The OTL language is a highly efficient solution to a number of processing tasks, especially in machine-generated logs.
Main functions of the language are:
- full-text search and filtering on all message content;
- selection and search by selected fields;
- aggregation;
- union;
- data enrichment from external or internal sources;
- calculation of statistical indicators;
- mathematical data transformations;
- data preparation for specific types of visualization;
- train and apply machine learning models from a wide range of open source libraries.
A fundamental feature of OTL is high efficiency of using the parallelizing computations possibilities over a computing resources cluster both in near real-time and batch processing modes.
SMaLL (Simple Machine Learning Language) is language that extends the capabilities of OTL and allows users to use all the features of the WDC-Platform without machine learning techniques or data engineering knowledge.
The main idea of SMaLL is to reduce the solution of most analytical problems to three standard fixed command pipeline sequences - patterns:
- Model training pattern (GetData | Fit | Explain | Score | Show).
- Model application pattern (GetData | Apply | Score | Show).
- Directories pattern (GetData | Eval | Put).
These sequences are constant and differ only by specifying different profiles as operands - selected areas for which plugin sets are created - specialized data preprocessors and machine learning algorithms specific to a particular area of knowledge.

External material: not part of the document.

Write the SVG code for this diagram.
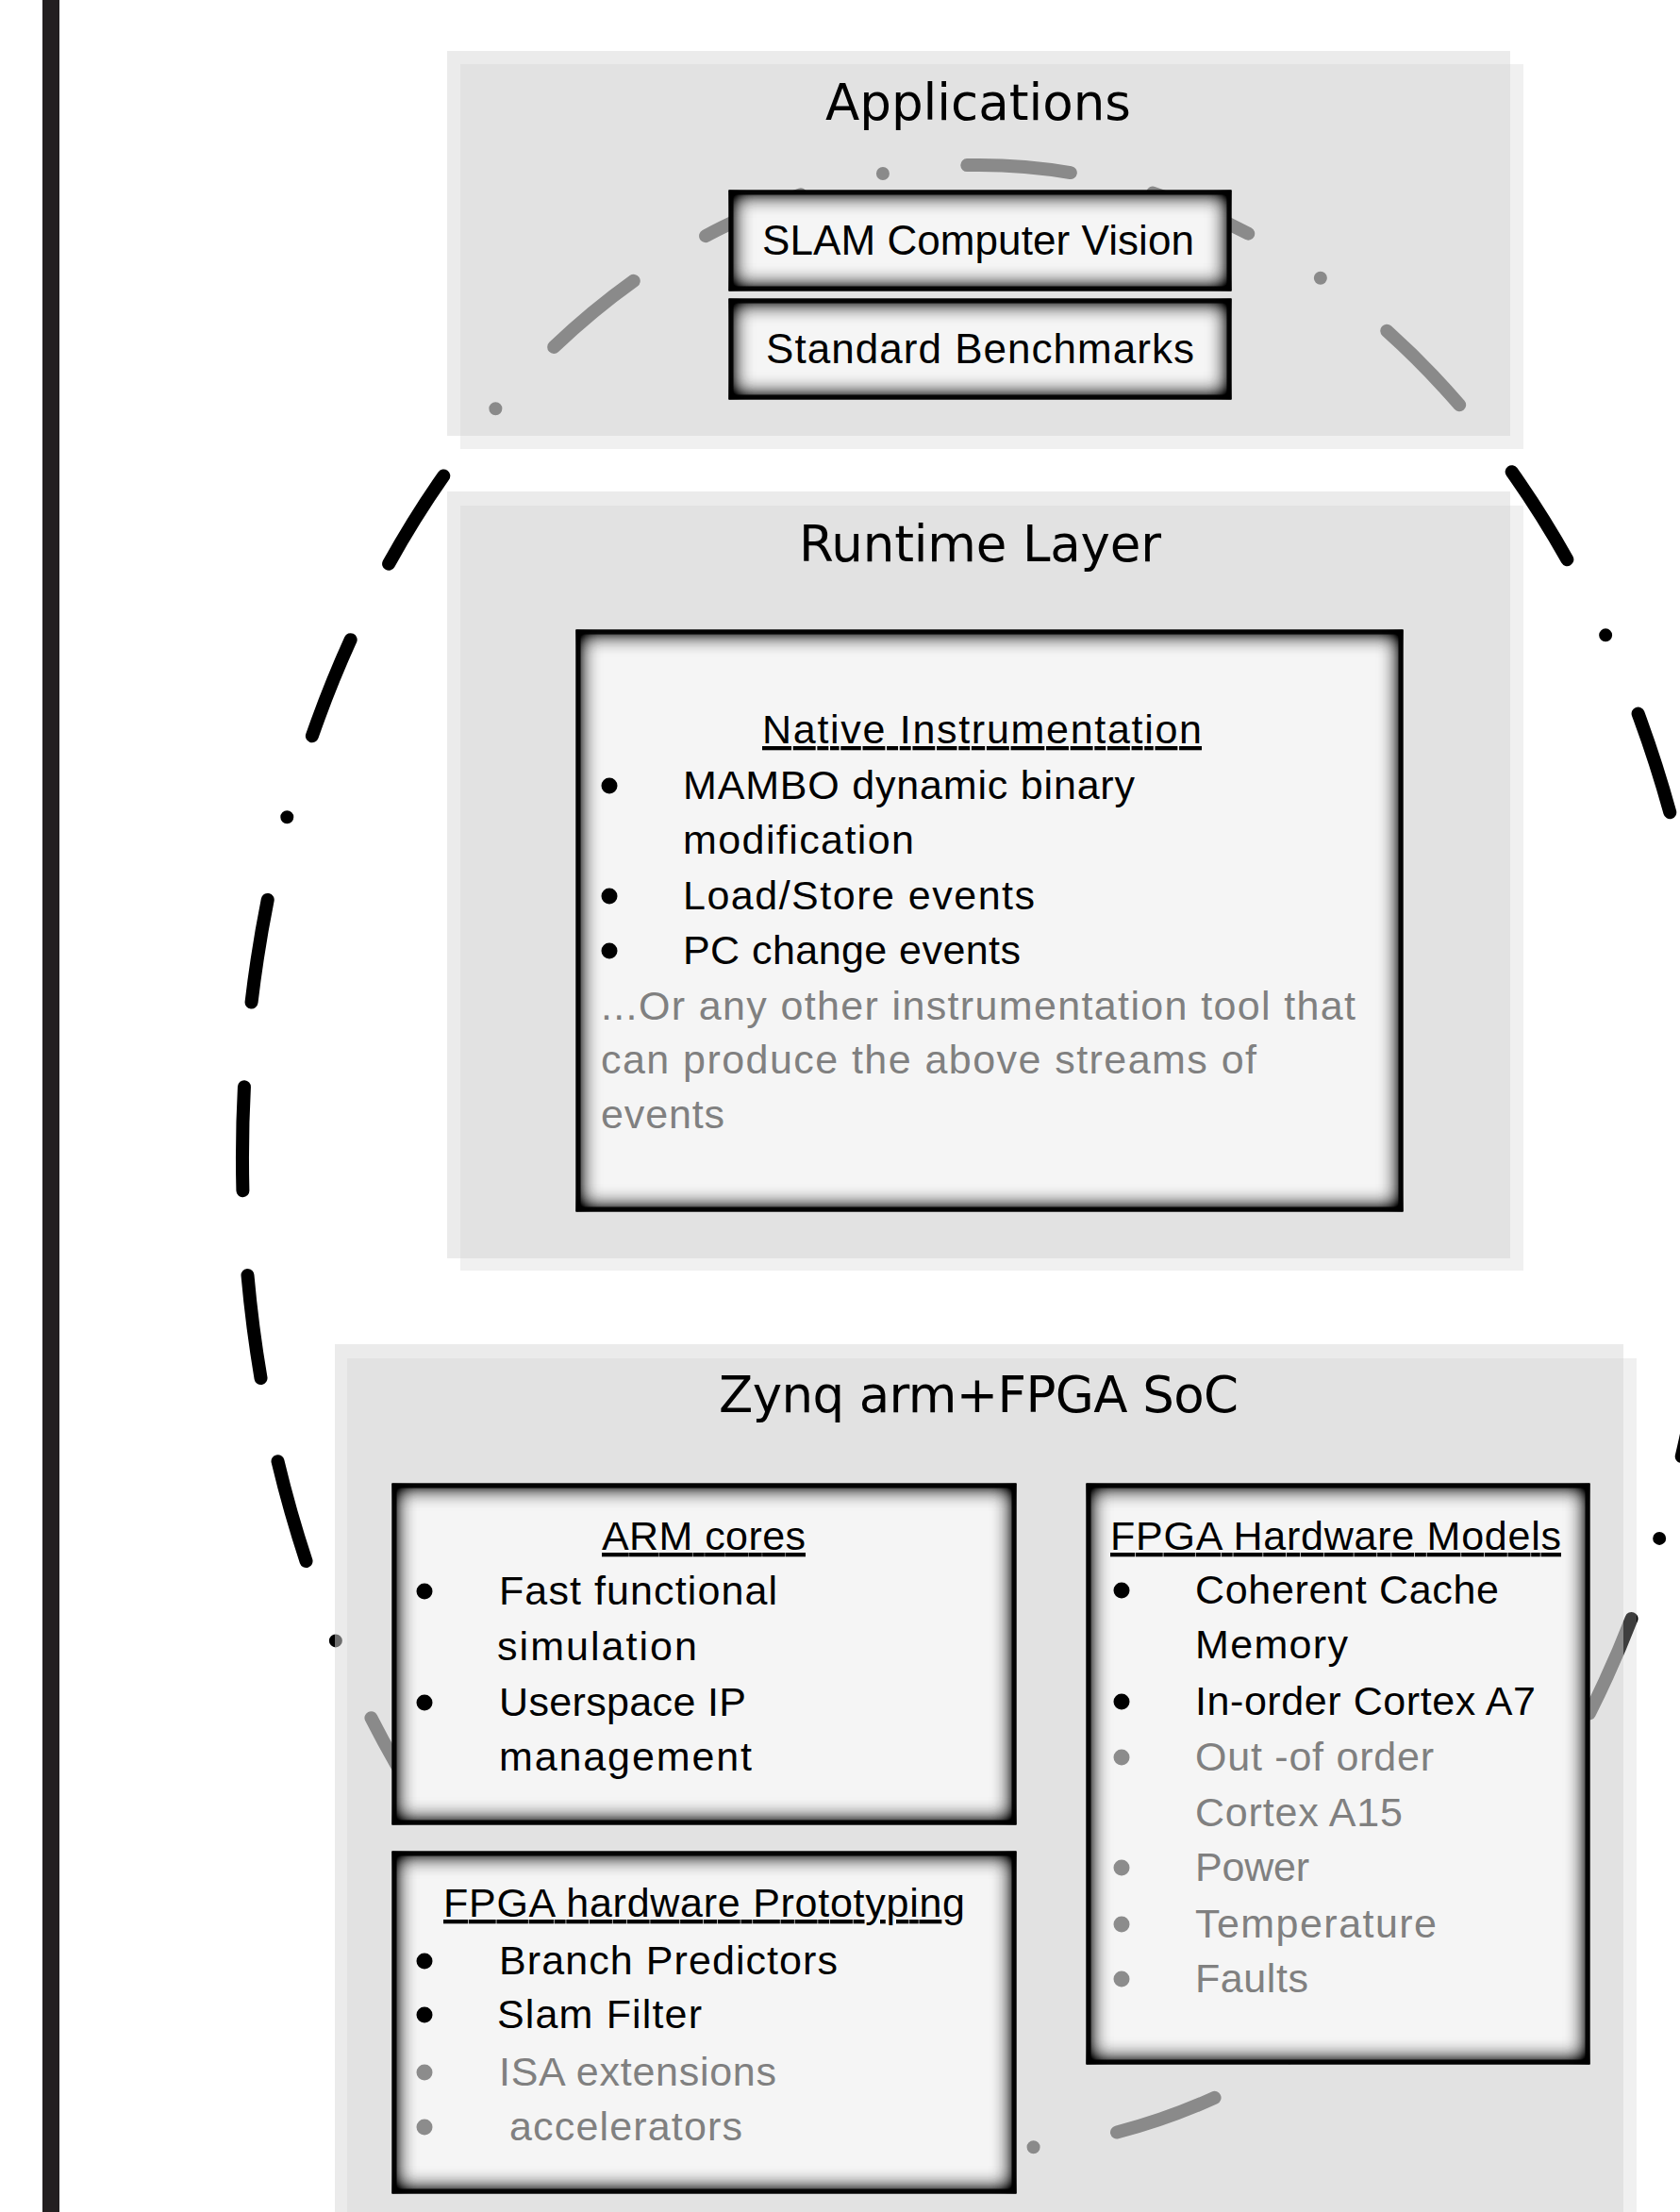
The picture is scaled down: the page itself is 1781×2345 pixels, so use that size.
<svg xmlns="http://www.w3.org/2000/svg" width="1781" height="2345" viewBox="0 0 1781 2345">
  <style>
    .title { font-family: "DejaVu Sans", "Liberation Sans", sans-serif; font-size: 53px; fill: #000; }
    .sm { font-family: "Liberation Sans", Arial, sans-serif; font-size: 44px; fill: #000; }
    .tx { font-family: "Liberation Sans", Arial, sans-serif; font-size: 43px; fill: #000; }
    .g { fill: #808080; }
    .ul { text-decoration: underline; }
    .bl { fill: #000; }
    .bg { fill: #8c8c8c; }
    .pa { fill: rgb(215,215,215); fill-opacity: 0.506; }
    .pb { fill: rgb(205,205,205); fill-opacity: 0.3; }
    .box { fill: #f5f5f5; stroke: #111; stroke-width: 5; filter: url(#inset); }
  </style>
  <defs>
    <filter id="inset" x="-12%" y="-50%" width="124%" height="200%" color-interpolation-filters="sRGB">
      <feFlood flood-color="#000" flood-opacity="1" result="black"/>
      <feComposite in="black" in2="SourceAlpha" operator="out" result="outside"/>
      <feGaussianBlur in="outside" stdDeviation="12" result="blur"/>
      <feComposite in="blur" in2="SourceAlpha" operator="in" result="shadow"/>
      <feComponentTransfer in="shadow" result="shadow2"><feFuncA type="linear" slope="1.9"/></feComponentTransfer>
      <feMerge><feMergeNode in="SourceGraphic"/><feMergeNode in="shadow2"/></feMerge>
    </filter>
  </defs>

  <rect x="0" y="0" width="1781" height="2345" fill="#fff"/>
  <rect id="left-bar" x="45" y="0" width="18" height="2345" fill="#231f20"/>

  <g id="connectors">
    <path id="ellipse" d="M 262.5 1352 A 781 1052 0 0 0 1813.5 1102 A 781 1052 0 0 0 262.5 1352 Z" fill="none" stroke="#000" stroke-width="14" stroke-linecap="round" pathLength="5790" stroke-dasharray="110 90 110 90 0 90"/>
  </g>

  <g id="applications">
    <rect class="pa" x="474" y="54" width="1127" height="408"/>
    <rect class="pb" x="488" y="68" width="1127" height="408"/>
    <text class="title" x="875" y="127" textLength="324" lengthAdjust="spacingAndGlyphs">Applications</text>
  </g>
  <g id="slam">
    <rect class="box" x="775" y="204" width="528" height="102"/>
    <text class="sm" x="808" y="270" textLength="458">SLAM Computer Vision</text>
  </g>
  <g id="benchmarks">
    <rect class="box" x="775" y="319" width="528" height="102"/>
    <text class="sm" x="812" y="385" textLength="454">Standard Benchmarks</text>
  </g>

  <g id="runtime">
    <rect class="pa" x="474" y="521" width="1127" height="813"/>
    <rect class="pb" x="488" y="536" width="1127" height="811"/>
    <text class="title" x="847" y="595" textLength="384">Runtime Layer</text>
  </g>
  <g id="native">
    <rect class="box" x="613" y="670" width="872" height="612"/>
    <text class="tx ul" x="808" y="788" textLength="466">Native Instrumentation</text>
    <circle class="bl" cx="646" cy="833" r="8.5"/>
    <text class="tx" x="724" y="847" textLength="479">MAMBO dynamic binary</text>
    <text class="tx" x="724" y="905" textLength="245">modification</text>
    <circle class="bl" cx="646" cy="950" r="8.5"/>
    <text class="tx" x="724" y="964" textLength="373">Load/Store events</text>
    <circle class="bl" cx="646" cy="1008" r="8.5"/>
    <text class="tx" x="724" y="1022" textLength="358">PC change events</text>
    <text class="tx g" x="637" y="1081" textLength="800">...Or any other instrumentation tool that</text>
    <text class="tx g" x="637" y="1138" textLength="695">can produce the above streams of</text>
    <text class="tx g" x="637" y="1196" textLength="131">events</text>
  </g>

  <g id="zynq">
    <rect class="pa" x="355" y="1425" width="1366" height="930"/>
    <rect class="pb" x="368" y="1440" width="1367" height="915"/>
    <text class="title" x="762" y="1497" textLength="551">Zynq arm+FPGA SoC</text>
  </g>
  <g id="arm-cores">
    <rect class="box" x="418" y="1575" width="657" height="357"/>
    <text class="tx ul" x="638" y="1643" textLength="216">ARM cores</text>
    <circle class="bl" cx="450" cy="1687" r="8.5"/>
    <text class="tx" x="529" y="1701" textLength="295">Fast functional</text>
    <text class="tx" x="527" y="1760" textLength="212">simulation</text>
    <circle class="bl" cx="450" cy="1805" r="8.5"/>
    <text class="tx" x="529" y="1819" textLength="262">Userspace IP</text>
    <text class="tx" x="529" y="1877" textLength="268">management</text>
  </g>
  <g id="fpga-prototyping">
    <rect class="box" x="418" y="1965" width="657" height="358"/>
    <text class="tx ul" x="470" y="2032" textLength="553">FPGA hardware Prototyping</text>
    <circle class="bl" cx="450" cy="2079" r="8.5"/>
    <text class="tx" x="529" y="2093" textLength="359">Branch Predictors</text>
    <circle class="bl" cx="450" cy="2136" r="8.5"/>
    <text class="tx" x="527" y="2150" textLength="217">Slam Filter</text>
    <circle class="bg" cx="450" cy="2197" r="8.5"/>
    <text class="tx g" x="529" y="2211" textLength="294">ISA extensions</text>
    <circle class="bg" cx="450" cy="2255" r="8.5"/>
    <text class="tx g" x="540" y="2269" textLength="247">accelerators</text>
  </g>
  <g id="fpga-models">
    <rect class="box" x="1154" y="1575" width="529" height="611"/>
    <text class="tx ul" x="1177" y="1643" textLength="478">FPGA Hardware Models</text>
    <circle class="bl" cx="1189" cy="1686" r="8.5"/>
    <text class="tx" x="1267" y="1700" textLength="322">Coherent Cache</text>
    <text class="tx" x="1267" y="1758" textLength="162">Memory</text>
    <circle class="bl" cx="1189" cy="1804" r="8.5"/>
    <text class="tx" x="1267" y="1818" textLength="361">In-order Cortex A7</text>
    <circle class="bg" cx="1189" cy="1863" r="8.5"/>
    <text class="tx g" x="1267" y="1877" textLength="253">Out -of order</text>
    <text class="tx g" x="1267" y="1936" textLength="220">Cortex A15</text>
    <circle class="bg" cx="1189" cy="1980" r="8.5"/>
    <text class="tx g" x="1267" y="1994" textLength="121">Power</text>
    <circle class="bg" cx="1189" cy="2040" r="8.5"/>
    <text class="tx g" x="1267" y="2054" textLength="256">Temperature</text>
    <circle class="bg" cx="1189" cy="2098" r="8.5"/>
    <text class="tx g" x="1267" y="2112" textLength="120">Faults</text>
  </g>
</svg>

Such approach allows to hide the processing data routine details from the end user and concentrate his/her efforts on achieving the final result.
The unique feature of SMaLL is the obligatory Explain command, which interprets the machine learning model and presents it in a human-understandable form. This allows not only to understand and adjust the resulting model, but also bring experts' knowledge into it, which is unavailable in a particular training dataset.